Exercise materials:
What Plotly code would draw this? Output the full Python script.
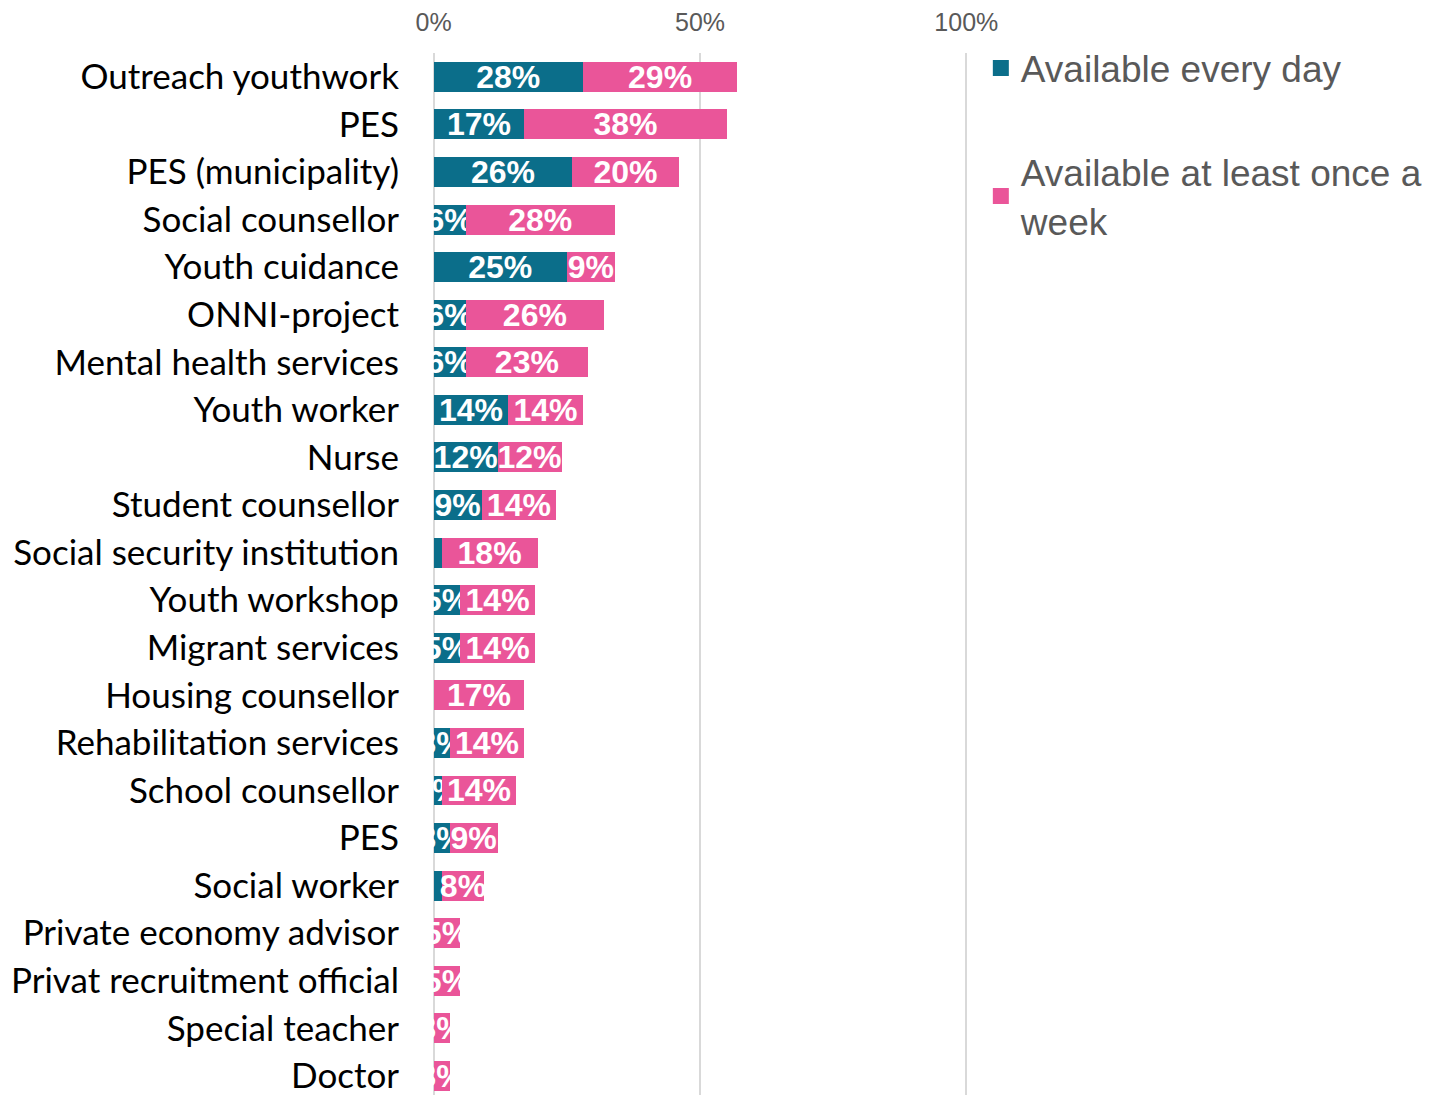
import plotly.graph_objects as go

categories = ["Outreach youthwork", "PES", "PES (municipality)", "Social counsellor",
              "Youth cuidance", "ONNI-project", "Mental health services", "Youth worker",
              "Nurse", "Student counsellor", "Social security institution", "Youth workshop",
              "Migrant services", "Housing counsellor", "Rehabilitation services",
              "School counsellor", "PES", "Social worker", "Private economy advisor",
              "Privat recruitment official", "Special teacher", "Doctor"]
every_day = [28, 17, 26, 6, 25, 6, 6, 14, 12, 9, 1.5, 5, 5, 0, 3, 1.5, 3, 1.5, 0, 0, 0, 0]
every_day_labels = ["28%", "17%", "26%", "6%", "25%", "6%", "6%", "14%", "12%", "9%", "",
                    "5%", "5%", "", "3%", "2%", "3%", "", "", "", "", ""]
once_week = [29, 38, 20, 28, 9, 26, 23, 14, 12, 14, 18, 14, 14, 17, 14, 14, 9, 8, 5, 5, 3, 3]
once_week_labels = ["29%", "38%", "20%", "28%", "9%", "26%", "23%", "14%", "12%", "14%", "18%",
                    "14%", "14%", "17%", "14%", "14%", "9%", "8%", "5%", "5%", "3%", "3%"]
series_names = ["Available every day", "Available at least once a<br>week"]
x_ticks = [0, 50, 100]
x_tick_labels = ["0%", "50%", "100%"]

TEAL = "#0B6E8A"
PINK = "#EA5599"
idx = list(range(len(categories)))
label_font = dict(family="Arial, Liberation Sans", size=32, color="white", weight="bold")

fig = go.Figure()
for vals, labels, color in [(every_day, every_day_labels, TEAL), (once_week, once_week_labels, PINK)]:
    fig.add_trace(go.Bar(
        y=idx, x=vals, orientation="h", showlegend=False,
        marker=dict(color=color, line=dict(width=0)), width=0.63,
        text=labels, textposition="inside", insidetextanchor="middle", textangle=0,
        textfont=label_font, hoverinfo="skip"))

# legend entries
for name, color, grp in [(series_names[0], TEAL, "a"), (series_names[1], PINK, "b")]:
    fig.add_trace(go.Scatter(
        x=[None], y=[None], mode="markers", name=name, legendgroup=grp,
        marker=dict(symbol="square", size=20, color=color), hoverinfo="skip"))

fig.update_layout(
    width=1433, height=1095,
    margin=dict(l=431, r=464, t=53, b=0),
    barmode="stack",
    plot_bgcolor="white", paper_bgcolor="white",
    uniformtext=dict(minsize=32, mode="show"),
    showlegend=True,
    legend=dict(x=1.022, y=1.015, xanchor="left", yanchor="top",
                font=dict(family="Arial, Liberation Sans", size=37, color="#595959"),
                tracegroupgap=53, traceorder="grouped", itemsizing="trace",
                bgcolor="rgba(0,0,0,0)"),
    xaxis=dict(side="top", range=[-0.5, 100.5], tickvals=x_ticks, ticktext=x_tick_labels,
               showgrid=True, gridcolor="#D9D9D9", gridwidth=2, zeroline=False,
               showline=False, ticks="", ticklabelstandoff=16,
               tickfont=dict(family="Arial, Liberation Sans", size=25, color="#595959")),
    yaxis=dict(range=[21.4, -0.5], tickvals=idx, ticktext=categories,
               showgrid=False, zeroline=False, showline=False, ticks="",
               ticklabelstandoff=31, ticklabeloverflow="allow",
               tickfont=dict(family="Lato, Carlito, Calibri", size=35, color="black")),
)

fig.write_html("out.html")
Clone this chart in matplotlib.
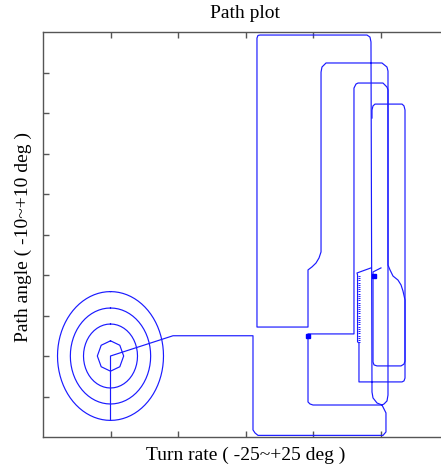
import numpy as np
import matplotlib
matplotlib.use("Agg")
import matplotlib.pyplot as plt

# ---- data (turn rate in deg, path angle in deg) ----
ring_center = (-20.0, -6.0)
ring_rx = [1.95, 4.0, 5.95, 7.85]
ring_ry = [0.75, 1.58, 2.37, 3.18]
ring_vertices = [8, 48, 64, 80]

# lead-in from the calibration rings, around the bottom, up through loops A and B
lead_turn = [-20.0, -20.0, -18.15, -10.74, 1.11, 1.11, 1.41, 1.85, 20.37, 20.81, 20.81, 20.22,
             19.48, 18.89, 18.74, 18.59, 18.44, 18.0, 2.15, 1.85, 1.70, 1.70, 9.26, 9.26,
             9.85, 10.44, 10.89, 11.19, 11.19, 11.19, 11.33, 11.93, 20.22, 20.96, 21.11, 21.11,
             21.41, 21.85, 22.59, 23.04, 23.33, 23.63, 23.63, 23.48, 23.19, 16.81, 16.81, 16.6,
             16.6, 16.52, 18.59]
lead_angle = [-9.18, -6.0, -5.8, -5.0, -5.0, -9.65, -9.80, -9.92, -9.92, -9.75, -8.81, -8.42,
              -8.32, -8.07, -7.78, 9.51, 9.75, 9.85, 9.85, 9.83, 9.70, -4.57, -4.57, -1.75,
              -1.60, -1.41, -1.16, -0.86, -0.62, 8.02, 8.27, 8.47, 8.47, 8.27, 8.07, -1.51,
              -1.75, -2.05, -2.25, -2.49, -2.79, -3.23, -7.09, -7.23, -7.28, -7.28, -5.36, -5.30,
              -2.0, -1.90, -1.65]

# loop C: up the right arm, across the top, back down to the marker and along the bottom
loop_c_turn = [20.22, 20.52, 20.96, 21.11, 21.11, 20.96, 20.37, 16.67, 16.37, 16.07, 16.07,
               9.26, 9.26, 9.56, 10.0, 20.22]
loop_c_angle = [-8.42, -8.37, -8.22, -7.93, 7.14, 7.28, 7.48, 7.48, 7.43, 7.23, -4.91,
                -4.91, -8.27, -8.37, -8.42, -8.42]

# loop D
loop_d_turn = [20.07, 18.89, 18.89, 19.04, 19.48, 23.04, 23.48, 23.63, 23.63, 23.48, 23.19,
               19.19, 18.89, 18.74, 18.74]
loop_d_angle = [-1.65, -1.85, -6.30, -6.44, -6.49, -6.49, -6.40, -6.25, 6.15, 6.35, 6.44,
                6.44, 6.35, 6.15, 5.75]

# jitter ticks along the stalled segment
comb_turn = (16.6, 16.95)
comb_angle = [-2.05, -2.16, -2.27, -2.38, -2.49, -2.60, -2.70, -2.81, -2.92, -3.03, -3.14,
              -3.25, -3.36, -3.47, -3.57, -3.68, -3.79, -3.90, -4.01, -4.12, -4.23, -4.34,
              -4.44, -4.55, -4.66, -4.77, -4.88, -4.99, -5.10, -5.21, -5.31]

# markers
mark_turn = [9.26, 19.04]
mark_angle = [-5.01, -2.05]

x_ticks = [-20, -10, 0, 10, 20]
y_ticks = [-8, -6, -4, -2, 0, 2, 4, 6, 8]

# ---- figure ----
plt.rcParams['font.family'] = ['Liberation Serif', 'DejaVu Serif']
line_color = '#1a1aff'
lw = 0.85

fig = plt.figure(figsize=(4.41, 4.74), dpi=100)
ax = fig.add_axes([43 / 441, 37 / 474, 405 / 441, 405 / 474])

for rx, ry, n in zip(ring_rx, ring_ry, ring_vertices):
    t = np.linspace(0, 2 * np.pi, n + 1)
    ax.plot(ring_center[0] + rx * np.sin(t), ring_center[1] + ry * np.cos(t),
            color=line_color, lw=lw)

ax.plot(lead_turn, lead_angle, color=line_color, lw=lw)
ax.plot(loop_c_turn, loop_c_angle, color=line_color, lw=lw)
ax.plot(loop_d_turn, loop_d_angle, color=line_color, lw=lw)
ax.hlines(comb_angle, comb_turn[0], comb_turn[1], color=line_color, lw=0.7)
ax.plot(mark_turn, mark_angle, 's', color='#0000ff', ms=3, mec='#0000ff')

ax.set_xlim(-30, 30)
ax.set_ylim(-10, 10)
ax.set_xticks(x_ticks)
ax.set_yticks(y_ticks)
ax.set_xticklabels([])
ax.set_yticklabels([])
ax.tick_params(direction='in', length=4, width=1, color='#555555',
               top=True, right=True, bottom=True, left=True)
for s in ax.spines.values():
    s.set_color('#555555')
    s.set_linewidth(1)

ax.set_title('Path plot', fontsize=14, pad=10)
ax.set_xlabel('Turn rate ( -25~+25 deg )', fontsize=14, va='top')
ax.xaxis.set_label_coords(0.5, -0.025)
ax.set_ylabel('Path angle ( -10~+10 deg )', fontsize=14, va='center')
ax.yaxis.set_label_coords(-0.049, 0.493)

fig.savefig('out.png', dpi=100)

--

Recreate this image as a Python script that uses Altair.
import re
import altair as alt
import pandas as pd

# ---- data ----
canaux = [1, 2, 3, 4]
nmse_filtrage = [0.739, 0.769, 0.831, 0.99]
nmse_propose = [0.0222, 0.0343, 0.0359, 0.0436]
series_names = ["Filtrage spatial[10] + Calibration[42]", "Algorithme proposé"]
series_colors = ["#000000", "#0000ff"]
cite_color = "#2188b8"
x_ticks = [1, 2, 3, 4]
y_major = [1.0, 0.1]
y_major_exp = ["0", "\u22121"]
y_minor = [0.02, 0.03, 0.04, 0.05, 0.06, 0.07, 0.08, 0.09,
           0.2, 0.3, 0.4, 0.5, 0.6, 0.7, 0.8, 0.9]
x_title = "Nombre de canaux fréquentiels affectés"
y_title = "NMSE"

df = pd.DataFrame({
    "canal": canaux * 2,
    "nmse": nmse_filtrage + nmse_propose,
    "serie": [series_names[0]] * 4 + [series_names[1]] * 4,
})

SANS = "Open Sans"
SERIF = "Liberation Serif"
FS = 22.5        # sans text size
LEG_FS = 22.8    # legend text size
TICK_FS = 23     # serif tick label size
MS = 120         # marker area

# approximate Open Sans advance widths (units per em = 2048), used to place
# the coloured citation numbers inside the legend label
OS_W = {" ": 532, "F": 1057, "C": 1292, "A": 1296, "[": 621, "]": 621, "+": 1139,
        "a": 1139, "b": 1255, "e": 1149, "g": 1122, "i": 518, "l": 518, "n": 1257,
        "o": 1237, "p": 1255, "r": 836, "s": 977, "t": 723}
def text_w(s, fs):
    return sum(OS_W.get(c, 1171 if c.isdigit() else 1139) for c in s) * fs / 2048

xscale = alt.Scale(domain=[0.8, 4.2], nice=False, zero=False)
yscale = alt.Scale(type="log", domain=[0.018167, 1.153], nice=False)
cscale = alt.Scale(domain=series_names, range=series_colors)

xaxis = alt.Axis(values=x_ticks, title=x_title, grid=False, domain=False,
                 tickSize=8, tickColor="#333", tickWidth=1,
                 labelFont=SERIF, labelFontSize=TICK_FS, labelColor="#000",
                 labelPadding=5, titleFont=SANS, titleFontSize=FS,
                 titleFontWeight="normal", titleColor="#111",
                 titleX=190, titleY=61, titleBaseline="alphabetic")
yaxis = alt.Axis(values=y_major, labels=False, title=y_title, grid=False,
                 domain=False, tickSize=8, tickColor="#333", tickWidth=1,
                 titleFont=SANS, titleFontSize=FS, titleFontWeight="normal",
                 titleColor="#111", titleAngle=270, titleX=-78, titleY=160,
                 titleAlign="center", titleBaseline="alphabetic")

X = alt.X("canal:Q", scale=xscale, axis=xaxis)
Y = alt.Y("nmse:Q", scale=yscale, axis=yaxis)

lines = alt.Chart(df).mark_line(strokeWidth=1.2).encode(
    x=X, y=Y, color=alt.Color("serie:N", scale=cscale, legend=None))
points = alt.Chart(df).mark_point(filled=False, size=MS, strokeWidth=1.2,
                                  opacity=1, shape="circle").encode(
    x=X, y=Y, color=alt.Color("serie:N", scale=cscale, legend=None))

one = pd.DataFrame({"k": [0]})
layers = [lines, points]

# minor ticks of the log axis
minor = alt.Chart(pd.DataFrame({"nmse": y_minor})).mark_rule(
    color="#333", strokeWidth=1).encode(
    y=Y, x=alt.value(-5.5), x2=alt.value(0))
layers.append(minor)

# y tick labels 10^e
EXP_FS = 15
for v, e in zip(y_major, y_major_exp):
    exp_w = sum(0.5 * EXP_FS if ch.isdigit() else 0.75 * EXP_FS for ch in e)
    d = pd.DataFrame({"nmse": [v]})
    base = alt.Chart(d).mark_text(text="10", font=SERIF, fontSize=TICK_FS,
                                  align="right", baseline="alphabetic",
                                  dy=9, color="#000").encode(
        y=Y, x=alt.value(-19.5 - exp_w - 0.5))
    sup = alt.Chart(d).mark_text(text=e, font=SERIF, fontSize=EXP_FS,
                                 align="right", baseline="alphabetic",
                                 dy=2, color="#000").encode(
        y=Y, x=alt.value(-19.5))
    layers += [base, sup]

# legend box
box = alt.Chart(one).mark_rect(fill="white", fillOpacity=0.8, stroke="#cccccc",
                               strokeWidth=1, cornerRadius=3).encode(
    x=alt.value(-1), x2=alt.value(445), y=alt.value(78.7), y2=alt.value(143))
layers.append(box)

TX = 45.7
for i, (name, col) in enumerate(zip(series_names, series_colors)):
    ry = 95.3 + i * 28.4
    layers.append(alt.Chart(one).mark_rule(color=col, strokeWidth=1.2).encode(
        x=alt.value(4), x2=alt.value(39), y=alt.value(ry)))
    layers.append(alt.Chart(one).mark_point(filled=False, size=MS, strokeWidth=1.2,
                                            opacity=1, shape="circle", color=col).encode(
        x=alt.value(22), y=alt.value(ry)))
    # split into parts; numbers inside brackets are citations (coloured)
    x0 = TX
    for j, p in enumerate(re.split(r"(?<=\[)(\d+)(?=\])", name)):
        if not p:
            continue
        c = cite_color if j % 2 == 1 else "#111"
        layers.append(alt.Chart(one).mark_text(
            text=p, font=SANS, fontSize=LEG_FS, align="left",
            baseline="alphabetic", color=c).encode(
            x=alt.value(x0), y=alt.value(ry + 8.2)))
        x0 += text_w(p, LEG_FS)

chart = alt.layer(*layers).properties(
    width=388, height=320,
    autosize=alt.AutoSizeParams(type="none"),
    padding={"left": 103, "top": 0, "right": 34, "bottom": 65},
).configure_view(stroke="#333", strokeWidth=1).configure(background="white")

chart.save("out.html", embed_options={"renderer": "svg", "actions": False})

Task description:
Extract exactly, and only, the lines from the one with "What Plotly code" to the one with "import plotly.graph_objects as go", both ends counted. Leave the images behind.

Exercise answer:
What Plotly code would draw this? Output the full Python script.
import plotly.graph_objects as go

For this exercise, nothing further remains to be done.